- [Information supplied]
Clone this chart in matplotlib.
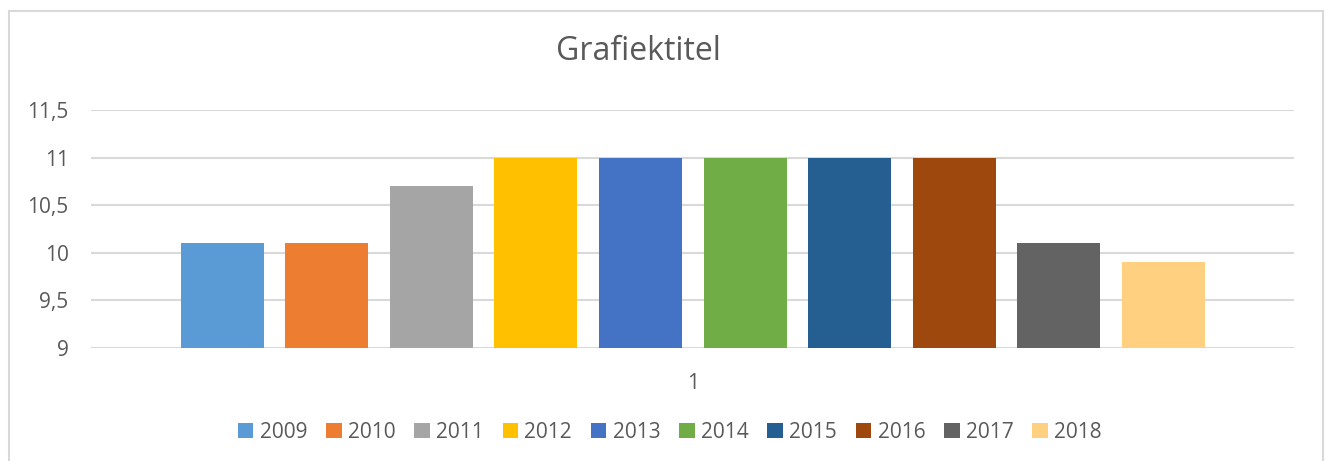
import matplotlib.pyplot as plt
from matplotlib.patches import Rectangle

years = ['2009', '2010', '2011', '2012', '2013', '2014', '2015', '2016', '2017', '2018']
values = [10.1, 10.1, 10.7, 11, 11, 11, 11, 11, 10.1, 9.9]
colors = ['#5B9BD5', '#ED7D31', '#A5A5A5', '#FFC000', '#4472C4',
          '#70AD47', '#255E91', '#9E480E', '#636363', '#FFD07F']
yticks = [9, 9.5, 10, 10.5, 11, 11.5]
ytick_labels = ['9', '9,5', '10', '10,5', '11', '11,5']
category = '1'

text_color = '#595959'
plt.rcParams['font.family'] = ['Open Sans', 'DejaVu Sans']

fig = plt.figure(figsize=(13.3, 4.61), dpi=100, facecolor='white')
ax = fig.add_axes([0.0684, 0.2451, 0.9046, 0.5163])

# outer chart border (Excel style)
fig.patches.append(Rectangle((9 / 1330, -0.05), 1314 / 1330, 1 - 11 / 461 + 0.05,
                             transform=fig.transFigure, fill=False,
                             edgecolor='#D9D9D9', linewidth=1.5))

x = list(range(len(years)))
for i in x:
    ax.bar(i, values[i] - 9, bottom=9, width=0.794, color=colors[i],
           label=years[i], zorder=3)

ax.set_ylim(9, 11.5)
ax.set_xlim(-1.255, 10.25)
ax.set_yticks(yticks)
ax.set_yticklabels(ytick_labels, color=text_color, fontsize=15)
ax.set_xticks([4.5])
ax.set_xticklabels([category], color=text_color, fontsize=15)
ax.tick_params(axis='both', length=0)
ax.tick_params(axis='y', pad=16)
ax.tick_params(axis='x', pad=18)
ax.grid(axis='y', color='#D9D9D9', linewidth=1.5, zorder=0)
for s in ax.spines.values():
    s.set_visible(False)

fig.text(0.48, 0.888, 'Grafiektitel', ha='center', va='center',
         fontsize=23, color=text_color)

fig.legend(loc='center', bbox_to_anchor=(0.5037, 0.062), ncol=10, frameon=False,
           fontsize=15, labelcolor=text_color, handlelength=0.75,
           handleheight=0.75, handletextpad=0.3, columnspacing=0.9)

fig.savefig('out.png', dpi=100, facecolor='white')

- [Exercise brief] Write out the material above again, word for word, minus its pictures.

- [Completed exercise]
Clone this chart in matplotlib.
import matplotlib.pyplot as plt
from matplotlib.patches import Rectangle

years = ['2009', '2010', '2011', '2012', '2013', '2014', '2015', '2016', '2017', '2018']
values = [10.1, 10.1, 10.7, 11, 11, 11, 11, 11, 10.1, 9.9]
colors = ['#5B9BD5', '#ED7D31', '#A5A5A5', '#FFC000', '#4472C4',
          '#70AD47', '#255E91', '#9E480E', '#636363', '#FFD07F']
yticks = [9, 9.5, 10, 10.5, 11, 11.5]
ytick_labels = ['9', '9,5', '10', '10,5', '11', '11,5']
category = '1'

text_color = '#595959'
plt.rcParams['font.family'] = ['Open Sans', 'DejaVu Sans']

fig = plt.figure(figsize=(13.3, 4.61), dpi=100, facecolor='white')
ax = fig.add_axes([0.0684, 0.2451, 0.9046, 0.5163])

# outer chart border (Excel style)
fig.patches.append(Rectangle((9 / 1330, -0.05), 1314 / 1330, 1 - 11 / 461 + 0.05,
                             transform=fig.transFigure, fill=False,
                             edgecolor='#D9D9D9', linewidth=1.5))

x = list(range(len(years)))
for i in x:
    ax.bar(i, values[i] - 9, bottom=9, width=0.794, color=colors[i],
           label=years[i], zorder=3)

ax.set_ylim(9, 11.5)
ax.set_xlim(-1.255, 10.25)
ax.set_yticks(yticks)
ax.set_yticklabels(ytick_labels, color=text_color, fontsize=15)
ax.set_xticks([4.5])
ax.set_xticklabels([category], color=text_color, fontsize=15)
ax.tick_params(axis='both', length=0)
ax.tick_params(axis='y', pad=16)
ax.tick_params(axis='x', pad=18)
ax.grid(axis='y', color='#D9D9D9', linewidth=1.5, zorder=0)
for s in ax.spines.values():
    s.set_visible(False)

fig.text(0.48, 0.888, 'Grafiektitel', ha='center', va='center',
         fontsize=23, color=text_color)

fig.legend(loc='center', bbox_to_anchor=(0.5037, 0.062), ncol=10, frameon=False,
           fontsize=15, labelcolor=text_color, handlelength=0.75,
           handleheight=0.75, handletextpad=0.3, columnspacing=0.9)

fig.savefig('out.png', dpi=100, facecolor='white')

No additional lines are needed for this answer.